= Julie Hébert =

American writer and director

Julie Hébert (sometimes credited as Julie Hebert) is an American writer/director of theater, film and television.

==Biography==

Julie Hébert grew up in a small town on the Louisiana coast and many of her plays are set there. After college she moved to San Francisco. She started by directing and writing plays for the Magic Theater, the Eureka, the Bay Area Playwrights Festival and soon moved on to national theater companies including Steppenwolf, La Mama, Circle Rep, the Women's Project, LATC, and San Diego Rep. Hébert's plays have been honored with two PEN Awards for Drama. Her play Tree opened at San Francisco Playhouse in January 2015.

She adapted the novel Female Perversions into a screenplay with Susan Stretfield. Stretfield went on to direct the film, Female Perversions (1996). In 2000 she wrote a television film entitled All-American Girl: The Mary Kay Letourneau Story.

In television, Hébert worked and trained with John Wells for five years, starting with Third Watch in 2001. She wrote two second-season episodes entitled "Know Thyself" and "Man Enough". Her first television writing effort, "Know Thyself" was honored with a Prism Award. Later that year she began her career as an episodic director when she co-directed the third-season premiere, a documentary about 9/11, "In Their Own Words" alongside John Wells, for which they won a George Foster Peabody Award. In 2002 she helmed her first episode independently, "Superheroes: Part Two", which aired later in the third season. In 2003 she was hired as an executive story editor for Third Watch. She wrote three episodes for the third season – "He Said, She Said", "The Long Guns" and "The Unforgiven". While working on Third Watch she adapted her original play Ruby's Bucket of Blood into a TV film for Showtime, starting Angela Bassett.

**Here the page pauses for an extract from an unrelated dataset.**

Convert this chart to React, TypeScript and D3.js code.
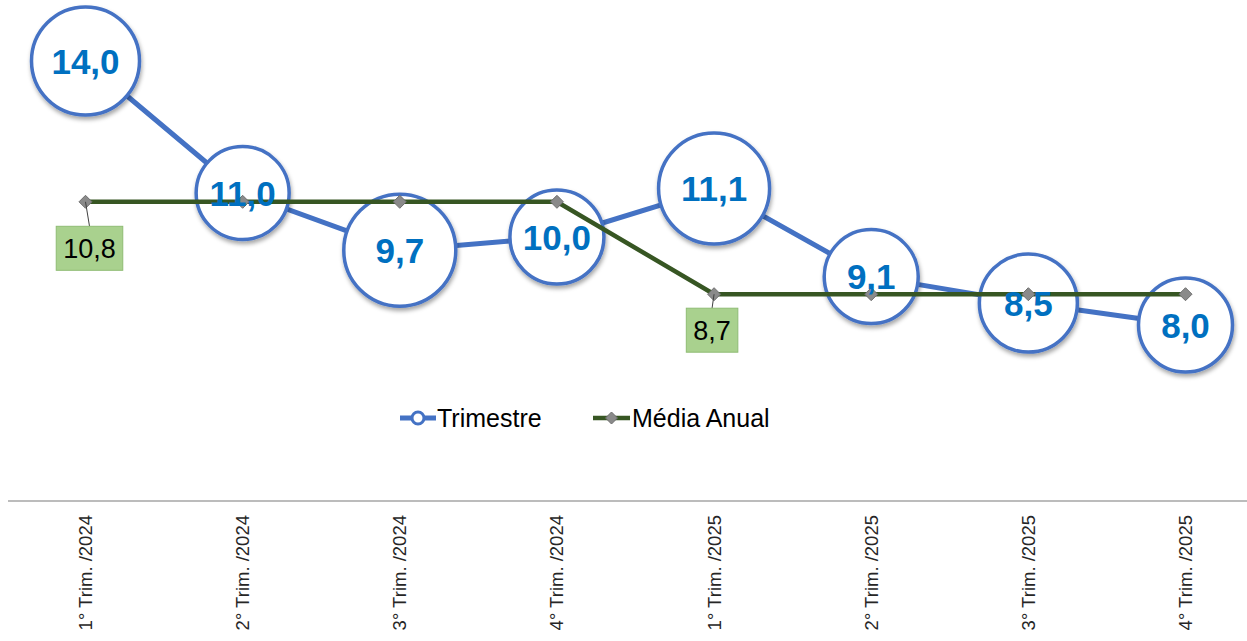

In 2002, Hebert became involved with ER, another Wells production series, as a co-producer for the ninth season. She co-wrote "A Hopeless Wound" with supervising producer Joe Sachs. She returned after the mid-season break as a producer and wrote a further ninth-season episode "A Little Help from My Friends". She was also hired to direct a ninth-season episode entitled "The Advocate". Hébert remained with the series as a director and helmed two episodes for the tenth season, "Shifts Happen" in 2003 and "Midnight" in 2004. She then wrote and directed the eleventh-season episode "Twas the Night".

In 2004, she became involved with the fifth season of The West Wing (also a Wells production series) as a director. She helmed two fifth-season episodes, "Slow News Day" and "No Exit". She returned in fall 2004 to direct the sixth-season episode "The Hubbert Peak".

In 2005, she was hired as a writer and consulting producer for Numb3rs. She scripted two episodes for the second season, "In Plain Sight" in 2005 and "All's Fair" in 2006. She was promoted to co-executive producer for the third season. She scripted a further three episodes for the third season; "Waste Not" in 2006; "Nine Wives" in 2006; and "The Art of Reckoning" in 2007. She also made her directing debut for the series with "Nine Wives". She remained a co-executive producer, writer and director for the fourth season and wrote the episode "Primacy" in 2007 and wrote and directed the episode "Power" in 2008. She returned in the same capacity for the fifth season and wrote and directed "Thirty Six-Hours" in 2008, directed "Trouble in Chinatown", and scripted "Animal Rites" in 2009.

In 2010, Hébert worked in New York, writing two episodes for the CBS series Blue Bloods ("Re-Do" and "What You See"), and directing an episode of The Good Wife called "Nine Hours". In 2011 she became involved with the series Rizzoli & Isles as a co-executive producer, writing the episode entitled "Brown-Eyed Girl". Her next venture was the critically acclaimed series Boss, where she worked as a co-executive producer, writing two episodes, "Redemption" and "Clinch".

In 2013 and 2014, Hébert directed three episodes of Nashville, "I Saw the Light", "You're No Angel Yourself" and "Your Wild Life's Gonna Get You Down ". She was also involved with the ABC series American Crime as a co-executive producer, writer and director.

She served as co-executive producer on the fourth season of the Amazon Prime Video series The Man In The High Castle.